+++ PROVIDED DATA +++

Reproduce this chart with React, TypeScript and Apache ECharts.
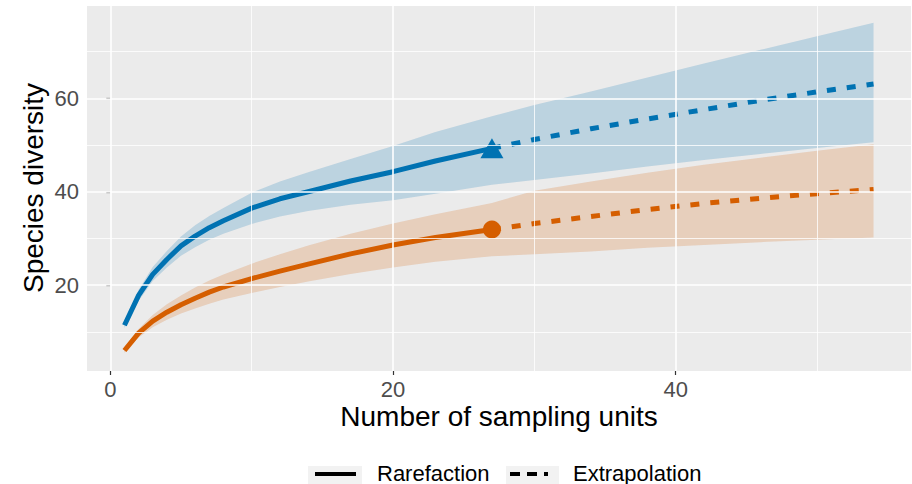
import React, { useEffect, useRef } from "react";
import * as echarts from "echarts";

// ---- data ----
const rareX = [1, 2, 3, 4, 5, 6, 7, 8, 10, 12, 14, 17, 20, 23, 27];
const extX = [27, 30, 34, 38, 42, 46, 50, 54];
const bandX = [1, 2, 3, 4, 5, 6, 7, 8, 10, 12, 14, 17, 20, 23, 27, 30, 34, 38, 42, 46, 50, 54];

const blueRare = [11.4, 17.8, 22.3, 25.5, 28.4, 30.5, 32.3, 33.8, 36.5, 38.5, 40.0, 42.3, 44.3, 46.6, 49.3];
const blueExt = [49.3, 51.2, 53.5, 55.6, 57.6, 59.6, 61.4, 63.1];
const blueLower = [10.8, 16.6, 20.9, 23.8, 26.3, 28.1, 29.7, 31.0, 33.1, 34.7, 35.9, 37.2, 38.2, 39.6, 41.5, 42.5, 43.9, 45.4, 46.8, 48.1, 49.4, 50.6];
const blueUpper = [12.0, 19.0, 23.9, 27.3, 30.4, 32.8, 34.8, 36.5, 39.8, 42.2, 44.2, 47.0, 49.8, 52.8, 56.2, 58.6, 61.5, 64.5, 67.5, 70.4, 73.3, 76.2];

const orangeRare = [6.0, 9.7, 12.3, 14.2, 15.8, 17.2, 18.5, 19.6, 21.4, 23.0, 24.5, 26.7, 28.6, 30.2, 31.9];
const orangeExt = [31.9, 33.2, 34.7, 36.2, 37.5, 38.6, 39.6, 40.5];
const orangeLower = [5.5, 8.8, 11.0, 12.6, 13.9, 15.0, 16.0, 16.9, 18.3, 19.6, 20.8, 22.4, 23.8, 25.0, 26.2, 26.6, 27.2, 28.0, 28.6, 29.2, 29.7, 30.2];
const orangeUpper = [6.5, 10.6, 13.6, 15.9, 17.8, 19.5, 21.0, 22.3, 24.6, 26.6, 28.5, 31.0, 33.2, 35.2, 37.6, 40.2, 42.2, 44.1, 45.8, 47.3, 48.8, 50.2];

const xTicks = [0, 20, 40];
const xMinor = [10, 30, 50];
const yTicks = [20, 40, 60];
const yMinor = [10, 30, 50, 70];

const xTitle = "Number of sampling units";
const yTitle = "Species diversity";
const legendNames = ["Rarefaction", "Extrapolation"];

const BLUE = "#0072B2";
const ORANGE = "#D55E00";
const FONT = "'Liberation Sans', Arial, Helvetica, sans-serif";

const pair = (xs: number[], ys: number[]) => xs.map((x, i) => [x, ys[i]]);

export default function App() {
  const ref = useRef<HTMLDivElement>(null);

  useEffect(() => {
    if (!ref.current) return;
    const chart = echarts.init(ref.current, undefined, { renderer: "svg" });

    const gridLines = [
      ...xTicks.map((v) => ({ xAxis: v, lineStyle: { width: 1.6 } })),
      ...xMinor.map((v) => ({ xAxis: v, lineStyle: { width: 0.8 } })),
      ...yTicks.map((v) => ({ yAxis: v, lineStyle: { width: 1.6 } })),
      ...yMinor.map((v) => ({ yAxis: v, lineStyle: { width: 0.8 } })),
    ];

    // confidence band: one polygon through the lower edge then back along the upper edge
    const bandSeries = (lower: number[], upper: number[], fill: string) => ({
      type: "custom",
      silent: true,
      z: 2,
      data: bandX.map((x, i) => [x, lower[i], upper[i]]),
      encode: { x: 0, y: [1, 2] },
      renderItem: (params: any, api: any) => {
        if (params.dataIndex !== 0) return null;
        const lowPts = bandX.map((x, i) => api.coord([x, lower[i]]));
        const upPts = bandX.map((x, i) => api.coord([x, upper[i]])).reverse();
        return {
          type: "polygon",
          shape: { points: [...lowPts, ...upPts] },
          style: { fill, stroke: "none" },
        };
      },
    });

    const lineSeries = (data: number[][], color: string, dashed: boolean) => ({
      type: "line",
      data,
      symbol: "none",
      silent: true,
      lineStyle: {
        color,
        width: 5,
        type: dashed ? [9, 11] : "solid",
        cap: "butt",
        join: "round",
      },
      z: 3,
    });

    const option: any = {
      animation: false,
      backgroundColor: "#FFFFFF",
      textStyle: { fontFamily: FONT },
      grid: {
        left: 87,
        right: 1,
        top: 6,
        bottom: 113,
        containLabel: false,
        outerBoundsMode: "none",
        show: true,
        backgroundColor: "#EBEBEB",
        borderWidth: 0,
      },
      xAxis: {
        type: "value",
        min: -1.65,
        max: 56.65,
        axisLine: { show: false },
        splitLine: { show: false },
        axisTick: { show: true, customValues: xTicks, length: 4, lineStyle: { color: "#333333", width: 1.2 } },
        axisLabel: { customValues: xTicks, margin: 7, color: "#4D4D4D", fontSize: 22, fontFamily: FONT },
      },
      yAxis: {
        type: "value",
        min: 1.6,
        max: 79.8,
        axisLine: { show: false },
        splitLine: { show: false },
        axisTick: { show: true, customValues: yTicks, length: 4, lineStyle: { color: "#333333", width: 1.2 } },
        axisLabel: { customValues: yTicks, margin: 8, color: "#4D4D4D", fontSize: 22, fontFamily: FONT },
      },
      series: [
        {
          type: "line",
          name: "grid",
          data: [],
          silent: true,
          z: 1,
          markLine: {
            silent: true,
            symbol: ["none", "none"],
            label: { show: false },
            lineStyle: { color: "#FFFFFF", type: "solid" },
            data: gridLines,
          },
        },
        bandSeries(blueLower, blueUpper, "rgba(0,114,178,0.2)"),
        bandSeries(orangeLower, orangeUpper, "rgba(213,94,0,0.2)"),
        lineSeries(pair(rareX, blueRare), BLUE, false),
        lineSeries(pair(extX, blueExt), BLUE, true),
        lineSeries(pair(rareX, orangeRare), ORANGE, false),
        lineSeries(pair(extX, orangeExt), ORANGE, true),
        {
          type: "scatter",
          data: [[rareX[rareX.length - 1], blueRare[blueRare.length - 1]]],
          symbol: "triangle",
          symbolSize: [23, 20],
          itemStyle: { color: BLUE, opacity: 1 },
          silent: true,
          z: 4,
        },
        {
          type: "scatter",
          data: [[rareX[rareX.length - 1], orangeRare[orangeRare.length - 1]]],
          symbol: "circle",
          symbolSize: 18,
          itemStyle: { color: ORANGE, opacity: 1 },
          silent: true,
          z: 4,
        },
      ],
      graphic: [
        {
          type: "text",
          x: 499,
          y: 416,
          style: { text: xTitle, font: `28px ${FONT}`, fill: "#000000", align: "center", verticalAlign: "middle" },
        },
        {
          type: "text",
          x: 33,
          y: 188,
          rotation: Math.PI / 2,
          style: { text: yTitle, font: `28px ${FONT}`, fill: "#000000", align: "center", verticalAlign: "middle" },
        },
        { type: "rect", shape: { x: 308, y: 466, width: 54, height: 20 }, style: { fill: "#F2F2F2" } },
        { type: "line", shape: { x1: 315, y1: 474, x2: 356, y2: 474 }, style: { stroke: "#000000", lineWidth: 4.2 } },
        {
          type: "text",
          x: 377,
          y: 473,
          style: { text: legendNames[0], font: `22px ${FONT}`, fill: "#000000", align: "left", verticalAlign: "middle" },
        },
        { type: "rect", shape: { x: 506, y: 466, width: 53, height: 20 }, style: { fill: "#F2F2F2" } },
        {
          type: "line",
          shape: { x1: 510, y1: 474, x2: 548, y2: 474 },
          style: { stroke: "#000000", lineWidth: 4.2, lineDash: [10, 7] },
        },
        {
          type: "text",
          x: 573,
          y: 473,
          style: { text: legendNames[1], font: `22px ${FONT}`, fill: "#000000", align: "left", verticalAlign: "middle" },
        },
      ],
    };

    chart.setOption(option);
    return () => chart.dispose();
  }, []);

  return (
    <div
      ref={ref}
      style={{ position: "absolute", left: 0, top: 0, width: 912, height: 484 }}
    />
  );
}
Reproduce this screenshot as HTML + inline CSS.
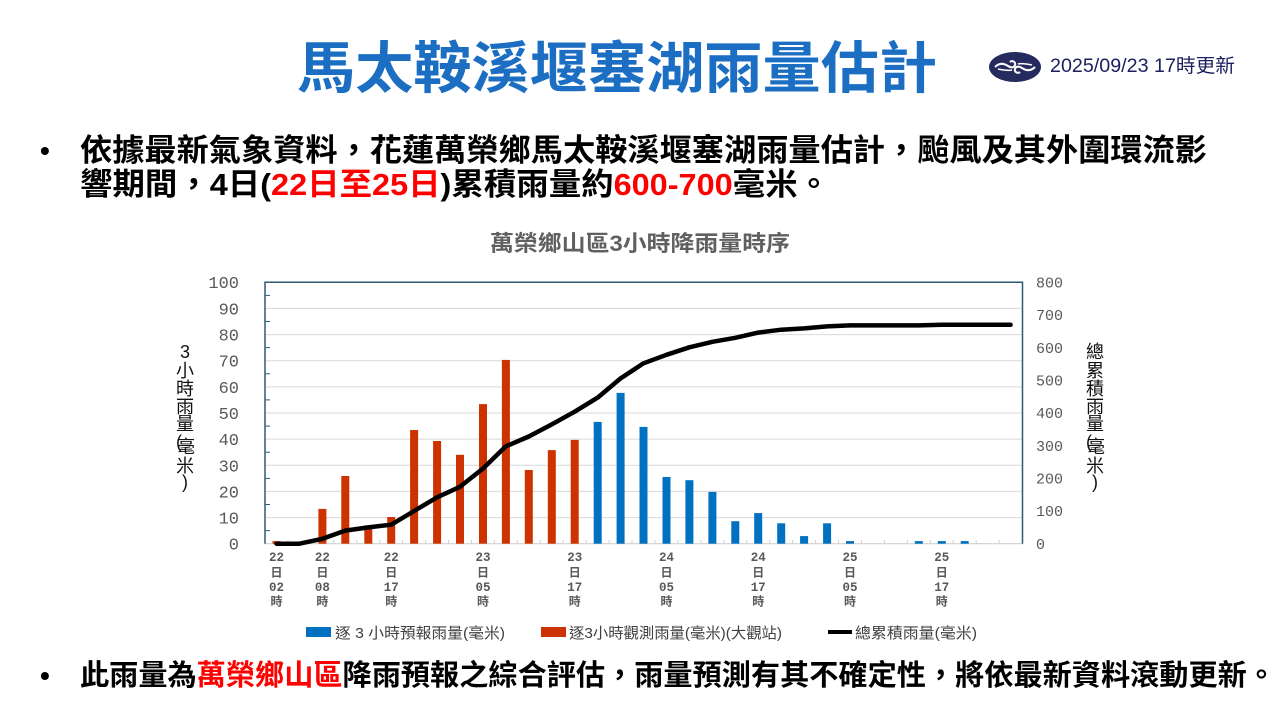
<!DOCTYPE html>
<html><head><meta charset="utf-8">
<style>
html,body{margin:0;padding:0;background:#fff;}
body{width:1280px;height:720px;overflow:hidden;}
svg{display:block;}
.sans{font-family:"Liberation Sans","Noto Sans CJK TC","Noto Sans CJK SC",sans-serif;}
.mono{font-family:"Liberation Mono","Noto Sans CJK TC",monospace;}
</style></head>
<body>
<svg width="1280" height="720" viewBox="0 0 1280 720" xmlns="http://www.w3.org/2000/svg">
<rect width="1280" height="720" fill="#fff"/>

<!-- Title -->
<text class="sans" x="297" y="88" font-size="56" font-weight="bold" fill="#1b6ec2" textLength="640" lengthAdjust="spacingAndGlyphs">馬太鞍溪堰塞湖雨量估計</text>

<!-- Logo -->
<ellipse cx="1015" cy="67" rx="26" ry="15" fill="#262b5f"/>
<path d="M995 67 C1000 62 1005 64 1008 66 C1011 68 1014 68 1015 65 C1016 62 1012 60 1010 62" stroke="#fff" stroke-width="2" fill="none"/>
<path d="M1035 67 C1030 72 1025 70 1022 68 C1019 66 1016 66 1015 69 C1014 72 1018 74 1020 72" stroke="#fff" stroke-width="2" fill="none"/>
<path d="M998 69 C1003 70 1008 71 1012 70" stroke="#fff" stroke-width="1.5" fill="none"/>
<path d="M1032 65 C1027 64 1022 63 1018 64" stroke="#fff" stroke-width="1.5" fill="none"/>
<text class="sans" x="1050" y="72" font-size="19" fill="#1c1f5e" textLength="185" lengthAdjust="spacingAndGlyphs">2025/09/23 17時更新</text>

<!-- Bullet 1 -->
<text class="sans" x="40" y="160" font-size="28" font-weight="bold" fill="#000">•</text>
<text class="sans" x="80" y="161" font-size="31" font-weight="bold" fill="#000" textLength="1127" lengthAdjust="spacingAndGlyphs">依據最新氣象資料，花蓮萬榮鄉馬太鞍溪堰塞湖雨量估計，颱風及其外圍環流影</text>
<text class="sans" x="80" y="195" font-size="31" font-weight="bold" fill="#000" textLength="750" lengthAdjust="spacingAndGlyphs">響期間，4日(<tspan fill="#ff0000">22日至25日</tspan>)累積雨量約<tspan fill="#ff0000">600-700</tspan>毫米。</text>

<!-- Bullet 2 -->
<text class="sans" x="40" y="685" font-size="28" font-weight="bold" fill="#000">•</text>
<text class="sans" x="80" y="685" font-size="29" font-weight="bold" fill="#000" textLength="1196" lengthAdjust="spacingAndGlyphs">此雨量為<tspan fill="#ff0000">萬榮鄉山區</tspan>降雨預報之綜合評估，雨量預測有其不確定性，將依最新資料滾動更新。</text>

<!-- Chart title -->
<text class="sans" x="490" y="251" font-size="22" font-weight="bold" fill="#606060" textLength="300" lengthAdjust="spacingAndGlyphs">萬榮鄉山區3小時降雨量時序</text>

<!-- Gridlines -->
<g stroke="#d9d9d9" stroke-width="1">
<line x1="265" y1="308.4" x2="1022" y2="308.4"/>
<line x1="265" y1="334.6" x2="1022" y2="334.6"/>
<line x1="265" y1="360.7" x2="1022" y2="360.7"/>
<line x1="265" y1="386.9" x2="1022" y2="386.9"/>
<line x1="265" y1="413.0" x2="1022" y2="413.0"/>
<line x1="265" y1="439.1" x2="1022" y2="439.1"/>
<line x1="265" y1="465.3" x2="1022" y2="465.3"/>
<line x1="265" y1="491.4" x2="1022" y2="491.4"/>
<line x1="265" y1="517.6" x2="1022" y2="517.6"/>
</g>
<!-- bottom axis -->
<line x1="265" y1="543.7" x2="1022.5" y2="543.7" stroke="#d0d0d0" stroke-width="1.2"/>
<g stroke="#d0d0d0" stroke-width="1">
<line x1="288" y1="540" x2="288" y2="544"/><line x1="310.9" y1="540" x2="310.9" y2="544"/><line x1="333.8" y1="540" x2="333.8" y2="544"/><line x1="356.8" y1="540" x2="356.8" y2="544"/><line x1="379.7" y1="540" x2="379.7" y2="544"/><line x1="402.6" y1="540" x2="402.6" y2="544"/><line x1="425.6" y1="540" x2="425.6" y2="544"/><line x1="448.5" y1="540" x2="448.5" y2="544"/><line x1="471.5" y1="540" x2="471.5" y2="544"/><line x1="494.4" y1="540" x2="494.4" y2="544"/><line x1="517.3" y1="540" x2="517.3" y2="544"/><line x1="540.3" y1="540" x2="540.3" y2="544"/><line x1="563.2" y1="540" x2="563.2" y2="544"/><line x1="586.2" y1="540" x2="586.2" y2="544"/><line x1="609.1" y1="540" x2="609.1" y2="544"/><line x1="632" y1="540" x2="632" y2="544"/><line x1="655" y1="540" x2="655" y2="544"/><line x1="677.9" y1="540" x2="677.9" y2="544"/><line x1="700.9" y1="540" x2="700.9" y2="544"/><line x1="723.8" y1="540" x2="723.8" y2="544"/><line x1="746.7" y1="540" x2="746.7" y2="544"/><line x1="769.7" y1="540" x2="769.7" y2="544"/><line x1="792.6" y1="540" x2="792.6" y2="544"/><line x1="815.6" y1="540" x2="815.6" y2="544"/><line x1="838.5" y1="540" x2="838.5" y2="544"/><line x1="861.4" y1="540" x2="861.4" y2="544"/><line x1="884.4" y1="540" x2="884.4" y2="544"/><line x1="907.3" y1="540" x2="907.3" y2="544"/><line x1="930.3" y1="540" x2="930.3" y2="544"/><line x1="953.2" y1="540" x2="953.2" y2="544"/><line x1="976.1" y1="540" x2="976.1" y2="544"/><line x1="999.1" y1="540" x2="999.1" y2="544"/>
</g>

<!-- Frame -->
<polyline points="265,543.7 265,282.3 1022.5,282.3 1022.5,543.7" fill="none" stroke="#2e5a75" stroke-width="1.5"/>
<!-- left minor ticks -->
<g stroke="#2e5a75" stroke-width="1">
<line x1="265" y1="295.4" x2="270" y2="295.4"/><line x1="265" y1="321.5" x2="270" y2="321.5"/><line x1="265" y1="347.6" x2="270" y2="347.6"/><line x1="265" y1="373.8" x2="270" y2="373.8"/><line x1="265" y1="399.9" x2="270" y2="399.9"/><line x1="265" y1="426.1" x2="270" y2="426.1"/><line x1="265" y1="452.2" x2="270" y2="452.2"/><line x1="265" y1="478.4" x2="270" y2="478.4"/><line x1="265" y1="504.5" x2="270" y2="504.5"/><line x1="265" y1="530.6" x2="270" y2="530.6"/>
</g>

<!-- Red bars (observed) -->
<g fill="#cc3300">
<rect x="272.5" y="541.1" width="8" height="2.6"/>
<rect x="318.4" y="508.9" width="8" height="34.8"/>
<rect x="341.3" y="476.0" width="8" height="67.7"/>
<rect x="364.3" y="525.4" width="8" height="18.3"/>
<rect x="387.2" y="517.0" width="8" height="26.7"/>
<rect x="410.1" y="430.0" width="8" height="113.7"/>
<rect x="433.1" y="441.0" width="8" height="102.7"/>
<rect x="456.0" y="454.8" width="8" height="88.9"/>
<rect x="479.0" y="404.1" width="8" height="139.6"/>
<rect x="501.9" y="359.9" width="8" height="183.8"/>
<rect x="524.8" y="470.0" width="8" height="73.7"/>
<rect x="547.8" y="450.1" width="8" height="93.6"/>
<rect x="570.7" y="439.9" width="8" height="103.8"/>
</g>
<!-- Blue bars (forecast) -->
<g fill="#0070c0">
<rect x="593.7" y="421.9" width="8" height="121.8"/>
<rect x="616.6" y="392.9" width="8" height="150.8"/>
<rect x="639.5" y="426.9" width="8" height="116.8"/>
<rect x="662.5" y="477.0" width="8" height="66.7"/>
<rect x="685.4" y="480.2" width="8" height="63.5"/>
<rect x="708.4" y="491.9" width="8" height="51.8"/>
<rect x="731.3" y="521.2" width="8" height="22.5"/>
<rect x="754.2" y="513.1" width="8" height="30.6"/>
<rect x="777.2" y="523.3" width="8" height="20.4"/>
<rect x="800.1" y="536.1" width="8" height="7.6"/>
<rect x="823.1" y="523.3" width="8" height="20.4"/>
<rect x="846.0" y="541.1" width="8" height="2.6"/>
<rect x="914.8" y="541.1" width="8" height="2.6"/>
<rect x="937.8" y="541.1" width="8" height="2.6"/>
<rect x="960.7" y="541.1" width="8" height="2.6"/>
</g>

<!-- Cumulative line -->
<polyline fill="none" stroke="#000" stroke-width="4.5" stroke-linejoin="round" stroke-linecap="round"
points="276.5,543.7 299.4,543.7 322.4,538.8 345.3,530.6 368.3,527.4 391.2,524.7 414.1,511.0 437.1,497.3 460.0,486.8 483.0,468.5 505.9,446.3 528.8,436.5 551.8,424.4 574.7,411.7 597.7,397.6 620.6,378.4 643.5,363.3 666.5,354.8 689.4,347.3 712.4,341.8 735.3,337.8 758.2,332.6 781.2,329.7 804.1,328.4 827.1,326.4 850.0,325.4 872.9,325.4 895.9,325.4 918.8,325.4 941.8,324.8 964.7,324.8 987.6,324.8 1010.6,324.8"/>

<!-- Left y labels -->
<g class="mono" font-size="17" fill="#595959" text-anchor="end">
<text x="239" y="288">100</text>
<text x="239" y="314.4">90</text>
<text x="239" y="340.6">80</text>
<text x="239" y="366.7">70</text>
<text x="239" y="392.9">60</text>
<text x="239" y="419">50</text>
<text x="239" y="445.1">40</text>
<text x="239" y="471.3">30</text>
<text x="239" y="497.4">20</text>
<text x="239" y="523.6">10</text>
<text x="239" y="549.7">0</text>
</g>
<!-- Right y labels -->
<g class="mono" font-size="15" fill="#595959">
<text x="1036" y="287.5">800</text>
<text x="1036" y="320.2">700</text>
<text x="1036" y="352.9">600</text>
<text x="1036" y="385.6">500</text>
<text x="1036" y="418.2">400</text>
<text x="1036" y="450.9">300</text>
<text x="1036" y="483.6">200</text>
<text x="1036" y="516.2">100</text>
<text x="1036" y="548.9">0</text>
</g>

<!-- X labels -->
<g font-size="12.5" font-weight="bold" fill="#595959" text-anchor="middle">
<g class="mono">
<text x="276.5" y="561">22</text><text x="276.5" y="591">02</text>
<text x="322.4" y="561">22</text><text x="322.4" y="591">08</text>
<text x="391.2" y="561">22</text><text x="391.2" y="591">17</text>
<text x="483.0" y="561">23</text><text x="483.0" y="591">05</text>
<text x="574.7" y="561">23</text><text x="574.7" y="591">17</text>
<text x="666.5" y="561">24</text><text x="666.5" y="591">05</text>
<text x="758.2" y="561">24</text><text x="758.2" y="591">17</text>
<text x="850.0" y="561">25</text><text x="850.0" y="591">05</text>
<text x="941.8" y="561">25</text><text x="941.8" y="591">17</text>
</g>
<g class="sans" font-size="12">
<text x="276.5" y="576.5">日</text><text x="276.5" y="605.5">時</text>
<text x="322.4" y="576.5">日</text><text x="322.4" y="605.5">時</text>
<text x="391.2" y="576.5">日</text><text x="391.2" y="605.5">時</text>
<text x="483.0" y="576.5">日</text><text x="483.0" y="605.5">時</text>
<text x="574.7" y="576.5">日</text><text x="574.7" y="605.5">時</text>
<text x="666.5" y="576.5">日</text><text x="666.5" y="605.5">時</text>
<text x="758.2" y="576.5">日</text><text x="758.2" y="605.5">時</text>
<text x="850.0" y="576.5">日</text><text x="850.0" y="605.5">時</text>
<text x="941.8" y="576.5">日</text><text x="941.8" y="605.5">時</text>
</g>
</g>

<!-- Left axis title -->
<g class="sans" font-size="18" fill="#111" text-anchor="middle">
<text x="185" y="358">3</text>
<text x="185" y="377">小</text>
<text x="185" y="395">時</text>
<text x="185" y="413">雨</text>
<text x="185" y="430">量</text>
<text x="179" y="448">(</text>
<text x="186" y="453">毫</text>
<text x="185" y="472">米</text>
<text x="185" y="488">)</text>
</g>
<!-- Right axis title -->
<g class="sans" font-size="18" fill="#111" text-anchor="middle">
<text x="1095" y="358">總</text>
<text x="1095" y="377">累</text>
<text x="1095" y="395">積</text>
<text x="1095" y="413">雨</text>
<text x="1095" y="430">量</text>
<text x="1089" y="448">(</text>
<text x="1096" y="453">毫</text>
<text x="1095" y="472">米</text>
<text x="1095" y="488">)</text>
</g>

<!-- Legend -->
<rect x="306" y="627" width="25" height="10" fill="#0070c0"/>
<text class="sans" x="335" y="638" font-size="15" fill="#404040" textLength="170" lengthAdjust="spacingAndGlyphs">逐 3 小時預報雨量(毫米)</text>
<rect x="541" y="627" width="25" height="10" fill="#cc3300"/>
<text class="sans" x="569" y="638" font-size="15" fill="#404040" textLength="213" lengthAdjust="spacingAndGlyphs">逐3小時觀測雨量(毫米)(大觀站)</text>
<line x1="828" y1="632" x2="852" y2="632" stroke="#000" stroke-width="4"/>
<text class="sans" x="855" y="638" font-size="15" fill="#404040" textLength="122" lengthAdjust="spacingAndGlyphs">總累積雨量(毫米)</text>
</svg>
</body></html>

+++

» THE REQUEST:
Only the lines from the start of the records to the line with "import * as" belong in the copy. Print them exactly, minus pictures.

» TASK RESPONSE:
Reproduce this chart with React, TypeScript and Apache ECharts.
import React, { useEffect, useRef } from "react";
import * as echarts from "echarts";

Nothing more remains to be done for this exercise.